Sunday, February 13, 2011

Fight CLUB!!!!

Growing up, I hated the Cargo Net in Gym.  It stretched all the way up to the top of what looked like a 220 ft ceiling.  When you are in 3rd grade, that’s what it looks like at least.  I would get about halfway up, you know when the other kids start to pass you and I would freeze, just stop climbing and think to myself, ‘What the crap am I doing?!”

I didn’t make this decision you see.  It was made for me by my legs and arms.  As I was climbing up, my extremities reminded me that if and when I should fall the only thing to soften my blow to the wooden gym floor below was the ½ inch pad or gym mat as we were told it was called.  My limbs proceeded to convince me that the gym mats only purpose was to keep me from dying, and that they did not want any of their bones broken. 

I would have made a lousy pirate.

So, believing that, I complied and proceeded to climb back down, listening to the wussy limbs that were attached to my wussy body.

When you get older you realize there are just some chances though that you have to take.

Drinking urine is not one of them, unless it’s a survival thing.

But you must start learning to trust things…like cargo nets, people, some Mexican restaurants in neighborhoods with no stray dogs, car mechanics and should you have to travel this way, airplanes that fly livestock.

When I was training to learn how to fight, something that scared me to death was getting hit.  There is nothing more idiotic than putting a pair of gloves on you hands, with another full grown adult and agreeing that you are about to beat the crap out of each other for 2 minutes at a time.

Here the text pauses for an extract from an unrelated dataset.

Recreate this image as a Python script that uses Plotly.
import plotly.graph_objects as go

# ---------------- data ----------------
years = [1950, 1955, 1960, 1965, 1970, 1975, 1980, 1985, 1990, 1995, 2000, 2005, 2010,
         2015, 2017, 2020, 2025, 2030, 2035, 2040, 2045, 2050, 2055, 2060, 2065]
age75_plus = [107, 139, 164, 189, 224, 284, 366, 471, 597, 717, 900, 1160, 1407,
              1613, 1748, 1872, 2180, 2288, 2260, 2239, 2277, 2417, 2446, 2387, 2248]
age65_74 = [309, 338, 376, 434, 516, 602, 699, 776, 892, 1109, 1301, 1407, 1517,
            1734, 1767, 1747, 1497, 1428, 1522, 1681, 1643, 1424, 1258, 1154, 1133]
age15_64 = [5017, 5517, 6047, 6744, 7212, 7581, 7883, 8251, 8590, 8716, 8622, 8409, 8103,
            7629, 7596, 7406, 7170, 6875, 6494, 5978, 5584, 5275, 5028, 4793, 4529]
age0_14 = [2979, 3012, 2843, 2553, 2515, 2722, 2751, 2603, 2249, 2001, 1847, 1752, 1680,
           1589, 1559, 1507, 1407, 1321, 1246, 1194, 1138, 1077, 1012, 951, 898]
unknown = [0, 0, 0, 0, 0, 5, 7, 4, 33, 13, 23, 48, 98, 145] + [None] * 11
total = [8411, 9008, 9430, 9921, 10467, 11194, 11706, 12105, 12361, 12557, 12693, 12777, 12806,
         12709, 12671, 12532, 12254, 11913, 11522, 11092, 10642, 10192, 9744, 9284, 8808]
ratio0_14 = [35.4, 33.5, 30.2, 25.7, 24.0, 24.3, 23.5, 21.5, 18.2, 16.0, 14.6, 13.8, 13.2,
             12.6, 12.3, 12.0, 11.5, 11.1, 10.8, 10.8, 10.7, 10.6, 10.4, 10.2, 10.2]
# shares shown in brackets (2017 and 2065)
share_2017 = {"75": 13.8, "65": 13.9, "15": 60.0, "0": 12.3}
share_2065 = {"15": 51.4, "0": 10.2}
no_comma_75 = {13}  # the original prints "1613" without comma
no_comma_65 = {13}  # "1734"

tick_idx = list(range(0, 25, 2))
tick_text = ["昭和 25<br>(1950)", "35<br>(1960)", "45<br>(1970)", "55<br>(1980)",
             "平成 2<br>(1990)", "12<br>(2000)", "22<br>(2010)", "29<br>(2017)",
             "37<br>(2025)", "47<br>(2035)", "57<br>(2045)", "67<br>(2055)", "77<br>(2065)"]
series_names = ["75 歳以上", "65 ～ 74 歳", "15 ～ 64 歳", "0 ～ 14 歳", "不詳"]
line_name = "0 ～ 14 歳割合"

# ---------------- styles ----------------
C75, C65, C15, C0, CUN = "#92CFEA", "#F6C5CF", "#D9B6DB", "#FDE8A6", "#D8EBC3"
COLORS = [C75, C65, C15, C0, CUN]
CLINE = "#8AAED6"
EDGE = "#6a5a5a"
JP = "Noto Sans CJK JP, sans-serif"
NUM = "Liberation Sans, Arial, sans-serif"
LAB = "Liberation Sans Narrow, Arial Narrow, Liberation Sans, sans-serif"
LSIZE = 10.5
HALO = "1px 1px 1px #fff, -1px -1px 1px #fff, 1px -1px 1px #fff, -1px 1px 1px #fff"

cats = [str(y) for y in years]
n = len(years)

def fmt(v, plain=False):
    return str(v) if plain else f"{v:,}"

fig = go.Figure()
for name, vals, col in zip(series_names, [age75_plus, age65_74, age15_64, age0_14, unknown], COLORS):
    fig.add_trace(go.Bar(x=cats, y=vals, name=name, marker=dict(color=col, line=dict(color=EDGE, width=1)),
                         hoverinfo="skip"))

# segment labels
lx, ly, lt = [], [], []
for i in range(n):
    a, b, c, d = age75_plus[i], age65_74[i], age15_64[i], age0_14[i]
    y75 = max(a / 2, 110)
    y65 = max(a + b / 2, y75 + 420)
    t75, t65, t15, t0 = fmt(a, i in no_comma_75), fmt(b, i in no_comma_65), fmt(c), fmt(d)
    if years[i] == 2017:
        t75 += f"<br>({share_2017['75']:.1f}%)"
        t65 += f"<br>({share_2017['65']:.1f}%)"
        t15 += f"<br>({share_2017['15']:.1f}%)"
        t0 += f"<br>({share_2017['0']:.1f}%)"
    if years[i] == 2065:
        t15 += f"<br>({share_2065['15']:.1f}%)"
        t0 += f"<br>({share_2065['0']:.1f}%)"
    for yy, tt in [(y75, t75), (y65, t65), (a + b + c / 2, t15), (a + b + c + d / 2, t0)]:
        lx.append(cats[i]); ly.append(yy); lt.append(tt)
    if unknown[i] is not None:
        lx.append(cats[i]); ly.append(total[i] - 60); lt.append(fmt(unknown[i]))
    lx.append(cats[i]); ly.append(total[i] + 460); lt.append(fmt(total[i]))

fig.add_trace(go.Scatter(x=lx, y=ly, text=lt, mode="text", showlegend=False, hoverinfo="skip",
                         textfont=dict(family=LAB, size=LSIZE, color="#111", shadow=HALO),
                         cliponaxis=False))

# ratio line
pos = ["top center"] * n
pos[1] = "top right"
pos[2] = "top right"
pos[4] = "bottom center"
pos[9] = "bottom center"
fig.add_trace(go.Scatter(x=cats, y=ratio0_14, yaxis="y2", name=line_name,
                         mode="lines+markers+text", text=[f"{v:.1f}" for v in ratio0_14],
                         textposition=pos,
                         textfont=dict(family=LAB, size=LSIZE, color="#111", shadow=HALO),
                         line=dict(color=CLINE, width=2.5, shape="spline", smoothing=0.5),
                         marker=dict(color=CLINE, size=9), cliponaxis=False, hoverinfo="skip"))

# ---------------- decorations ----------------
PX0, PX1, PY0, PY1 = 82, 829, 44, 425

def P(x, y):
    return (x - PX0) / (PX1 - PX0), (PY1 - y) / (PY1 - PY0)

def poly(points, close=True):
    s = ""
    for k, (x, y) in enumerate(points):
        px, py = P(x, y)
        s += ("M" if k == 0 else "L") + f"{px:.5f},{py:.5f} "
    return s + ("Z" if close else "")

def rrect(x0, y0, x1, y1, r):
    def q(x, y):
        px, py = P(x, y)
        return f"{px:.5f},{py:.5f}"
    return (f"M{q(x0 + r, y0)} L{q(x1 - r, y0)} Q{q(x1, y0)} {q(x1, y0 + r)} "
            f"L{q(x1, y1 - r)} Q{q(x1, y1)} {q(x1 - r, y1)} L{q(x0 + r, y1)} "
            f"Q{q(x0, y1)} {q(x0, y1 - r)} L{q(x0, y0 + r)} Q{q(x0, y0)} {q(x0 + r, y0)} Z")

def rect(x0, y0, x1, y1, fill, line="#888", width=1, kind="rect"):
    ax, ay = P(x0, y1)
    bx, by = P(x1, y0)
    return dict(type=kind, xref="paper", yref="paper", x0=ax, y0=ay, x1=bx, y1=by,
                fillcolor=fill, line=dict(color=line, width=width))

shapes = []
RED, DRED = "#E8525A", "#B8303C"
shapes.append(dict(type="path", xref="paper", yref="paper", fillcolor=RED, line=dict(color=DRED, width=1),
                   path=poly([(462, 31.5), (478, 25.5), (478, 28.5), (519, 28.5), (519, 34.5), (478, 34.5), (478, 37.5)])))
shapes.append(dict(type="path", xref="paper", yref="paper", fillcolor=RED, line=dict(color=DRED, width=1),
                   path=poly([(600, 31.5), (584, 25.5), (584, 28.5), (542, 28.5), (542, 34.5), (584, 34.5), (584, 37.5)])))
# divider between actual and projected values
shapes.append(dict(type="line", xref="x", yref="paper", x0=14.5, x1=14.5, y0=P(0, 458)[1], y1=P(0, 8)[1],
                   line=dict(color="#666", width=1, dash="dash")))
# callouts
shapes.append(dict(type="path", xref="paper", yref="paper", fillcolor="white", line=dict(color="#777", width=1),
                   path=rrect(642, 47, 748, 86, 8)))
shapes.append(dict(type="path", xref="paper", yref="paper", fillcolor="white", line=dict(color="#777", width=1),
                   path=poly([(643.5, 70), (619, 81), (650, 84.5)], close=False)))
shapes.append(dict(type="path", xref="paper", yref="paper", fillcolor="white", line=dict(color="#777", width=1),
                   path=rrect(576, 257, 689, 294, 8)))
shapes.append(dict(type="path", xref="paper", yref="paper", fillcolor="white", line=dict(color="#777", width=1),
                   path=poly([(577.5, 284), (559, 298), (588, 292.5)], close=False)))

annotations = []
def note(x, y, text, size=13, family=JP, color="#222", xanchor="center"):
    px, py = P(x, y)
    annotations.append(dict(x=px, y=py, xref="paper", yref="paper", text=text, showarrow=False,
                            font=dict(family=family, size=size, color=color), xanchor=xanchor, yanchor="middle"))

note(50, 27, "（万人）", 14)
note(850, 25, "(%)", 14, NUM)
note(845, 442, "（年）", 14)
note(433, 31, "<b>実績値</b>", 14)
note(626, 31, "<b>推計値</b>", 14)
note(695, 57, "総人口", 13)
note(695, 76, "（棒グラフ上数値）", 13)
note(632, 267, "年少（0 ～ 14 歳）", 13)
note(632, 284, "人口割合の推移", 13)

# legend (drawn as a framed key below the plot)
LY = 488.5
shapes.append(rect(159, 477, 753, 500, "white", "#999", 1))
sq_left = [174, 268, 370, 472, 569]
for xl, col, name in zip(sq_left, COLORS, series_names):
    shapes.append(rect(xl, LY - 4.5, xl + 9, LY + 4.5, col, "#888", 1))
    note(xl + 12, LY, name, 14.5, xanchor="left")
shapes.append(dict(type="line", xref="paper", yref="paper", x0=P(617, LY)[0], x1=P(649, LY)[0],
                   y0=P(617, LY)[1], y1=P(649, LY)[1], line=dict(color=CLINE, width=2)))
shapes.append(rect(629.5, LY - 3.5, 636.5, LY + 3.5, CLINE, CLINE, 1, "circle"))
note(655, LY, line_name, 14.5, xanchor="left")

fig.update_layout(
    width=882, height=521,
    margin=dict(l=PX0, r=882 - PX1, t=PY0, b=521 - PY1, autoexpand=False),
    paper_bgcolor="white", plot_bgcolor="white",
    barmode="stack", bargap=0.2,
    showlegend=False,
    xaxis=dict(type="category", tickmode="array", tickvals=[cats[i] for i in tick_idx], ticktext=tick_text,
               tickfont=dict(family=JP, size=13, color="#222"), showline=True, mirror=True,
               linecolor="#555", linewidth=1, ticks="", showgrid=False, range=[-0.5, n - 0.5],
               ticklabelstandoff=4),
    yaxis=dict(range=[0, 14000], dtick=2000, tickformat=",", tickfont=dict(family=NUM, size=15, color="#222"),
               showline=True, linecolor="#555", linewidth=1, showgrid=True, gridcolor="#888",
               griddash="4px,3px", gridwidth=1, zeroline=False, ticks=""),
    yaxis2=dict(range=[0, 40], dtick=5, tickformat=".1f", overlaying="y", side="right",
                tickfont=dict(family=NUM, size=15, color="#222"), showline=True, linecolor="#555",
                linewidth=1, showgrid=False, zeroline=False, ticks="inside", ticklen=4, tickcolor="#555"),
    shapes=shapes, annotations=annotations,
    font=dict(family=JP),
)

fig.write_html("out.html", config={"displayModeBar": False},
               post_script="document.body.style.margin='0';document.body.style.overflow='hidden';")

With enough training though, something amazing happens.  Frank Trejo said it best,

Kenpo is just like Music...No simple formula seems to exist, what can be discerned is a grand simplification in a way a cord sequences in a melodic development...you hear, see and feel the sound or movement before the muscles engage”. 

In due course of sparring and training you begin to trust yourself a little bit more each time and become more confident of your own abilities.  You find yourself making statements to the other guy, who is shaking like a leaf mind you with enough nervous energy to punch a hole in the wall, saying “Don’t worry, if I get hurt, it’s my own fault.”

I mean…who says that?  Really?

But it’s true.  When you have been experienced enough to know the damage you can take and the pain you can bear and still continue it isn’t arrogance that drives you on, it’s your own personal experience from pushing that breaking point above and beyond the top of that Cargo Net.
There was a guy at our studio whose name was John.  But everyone called him “Big” John.  Sure he had muscles and a face like a thoroughbred, but I mean, he was THAT big.  One day, I was told he had begun training not for an MMA bout but for a straight boxing match.   Hearing that information I understood he was going to have to train a bit differently.  He must have gotten bored in those coming months because he wanted to spar one night and not box.  I thought sure, why the heck not.

“Big” John and I squared off and within 30 seconds I realized something.  Sometimes…just sometimes, you run into those individuals who are too stupid to feel pain.  I realized after the first….oh I don’t know, 20 hits, that no matter how much I struck “Big” John he was going to just keep coming.  This is where I discovered that sometimes your best just isn’t good enough.  I could hit him, move and lock him up, but in the end, he just didn’t respond to any “pain stimulus” I was laying down. 

And then he hit me.

The first one came about a minute in.  He had been measuring me up the whole time.  He figured out how I telegraphed my punches, knees and how I worked the environment around me.  The first shot was enough to make me see stars; the second dropped me to my knees.

Now, depending on multiple things like your training, character, heart and discipline your conscious mind no longer controls your next set of reactions.  You either stay down, and put your hand up in that universal “give me a moment” wave. 

Or you realize you got hurt, and it was your own fault, and you move.

In fighting, I realized how close to an analogy to life it really is.  Constant struggle is what builds and defines a Human being to shine brighter than others, especially when they succeed.

As a Christian I hear often that God wants to test you to see how much you can bear.  I respectfully disagree.  God doesn’t want to see how much you can bear, he already knows.

He wants you to know where your breaking point is, and through training make the realization that with Him you can be greater than you think you are.

Isa 41:15  Behold, I will make thee a new sharp threshing instrument having teeth: thou shalt thresh the mountains, and beat them small, and shalt make the hills as chaff.